The Amazon Aurora Limitless Database has a two-layer architecture consisting of multiple database nodes, either transaction routers or shards. Channy Yun, a principal developer advocate for AWS, writes:
Shards are Aurora PostgreSQL DB instances that each store a subset of the data for your database, allowing for parallel processing to achieve higher write throughput. The transaction routers manage the distributed nature of the database and present a single database image to database clients.
The architecture of Amazon Aurora Limitless Database (Source: AWS News Blog)
The transaction routers in the Limitless Database architecture store metadata on data locations, process incoming SQL commands, forward commands to shards, aggregate shard data for a unified client result, and oversee distributed transactions to ensure consistency across the entire distributed database. All nodes within the Limitless Database architecture are part of a DB shard group with a distinct endpoint for accessing your Limitless Database resources.
A developer can connect to a DB shard group endpoint, also called the limitless endpoint, using psql or any other connection utility that works with PostgreSQL. Within the Aurora Limitless Database, there are two types of tables, that can contain data:
- Sharded tables - distribute data across multiple shards by splitting it according to designated columns, known as shard keys.

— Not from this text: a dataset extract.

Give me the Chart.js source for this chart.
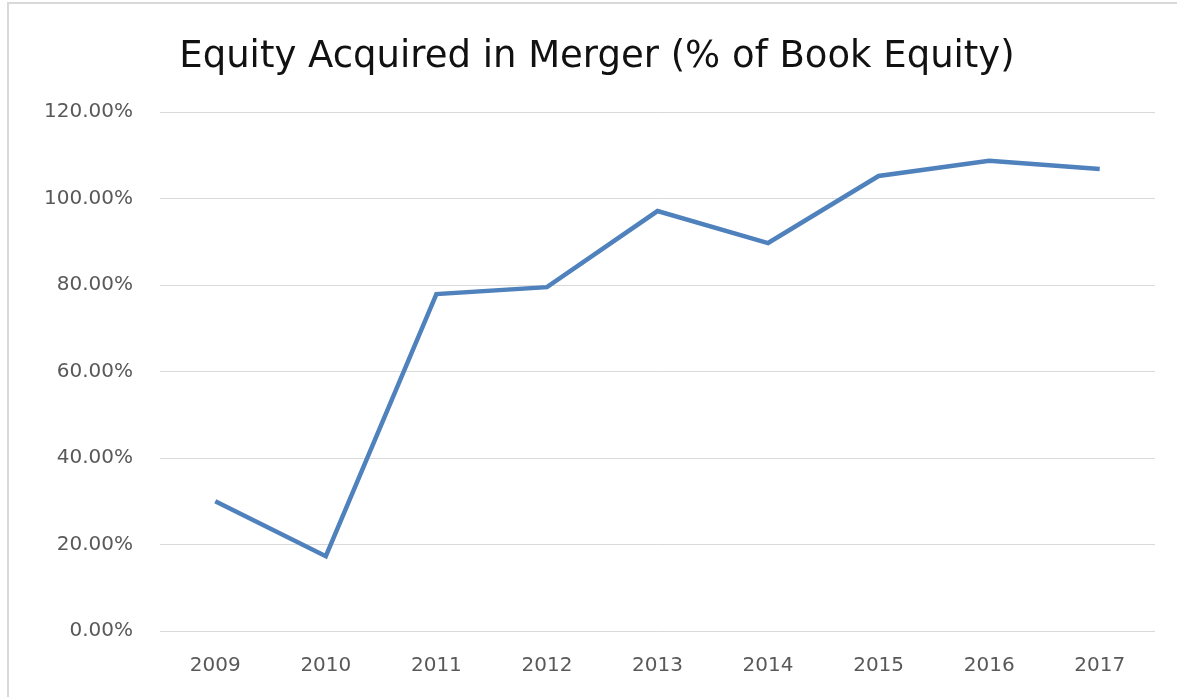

- Reference tables - ensure optimal performance for join queries by having their complete data available on every shard.
Once developers have created a sharded or reference table, they can load massive amounts of data into the Aurora Limitless Database and manipulate data in those tables using the standard PostgreSQL queries.
A respondent from AWS explained in a Hacker News thread some of the implementation details of the Aurora Limitless Database:
Aurora Limitless Database is based on our own investments in database-optimized virtualization (Caspian), in scale-out log-first database storage (Grover), and in a custom approach to cross-shard transactions that make use of the high-quality hardware clocks available in EC2. We'll be talking more about the internals over the coming months.
At the same time, a respondent on a Reddit thread made a comment on potential users of the Aurora Limitless Database:
Seems like a product that is fit for small-to-medium-sized companies where you don’t have enough [experienced] human resources to handle such big scales. But then again, companies that size won’t pay as much for managed services like this one.
I didn’t check pricing, but I sure can imagine something that has "serverless," or now even "limitless" in its name, won’t be cheap at the scale.
Lastly, the Aurora Limitless Database is available in a limited preview through a signup form.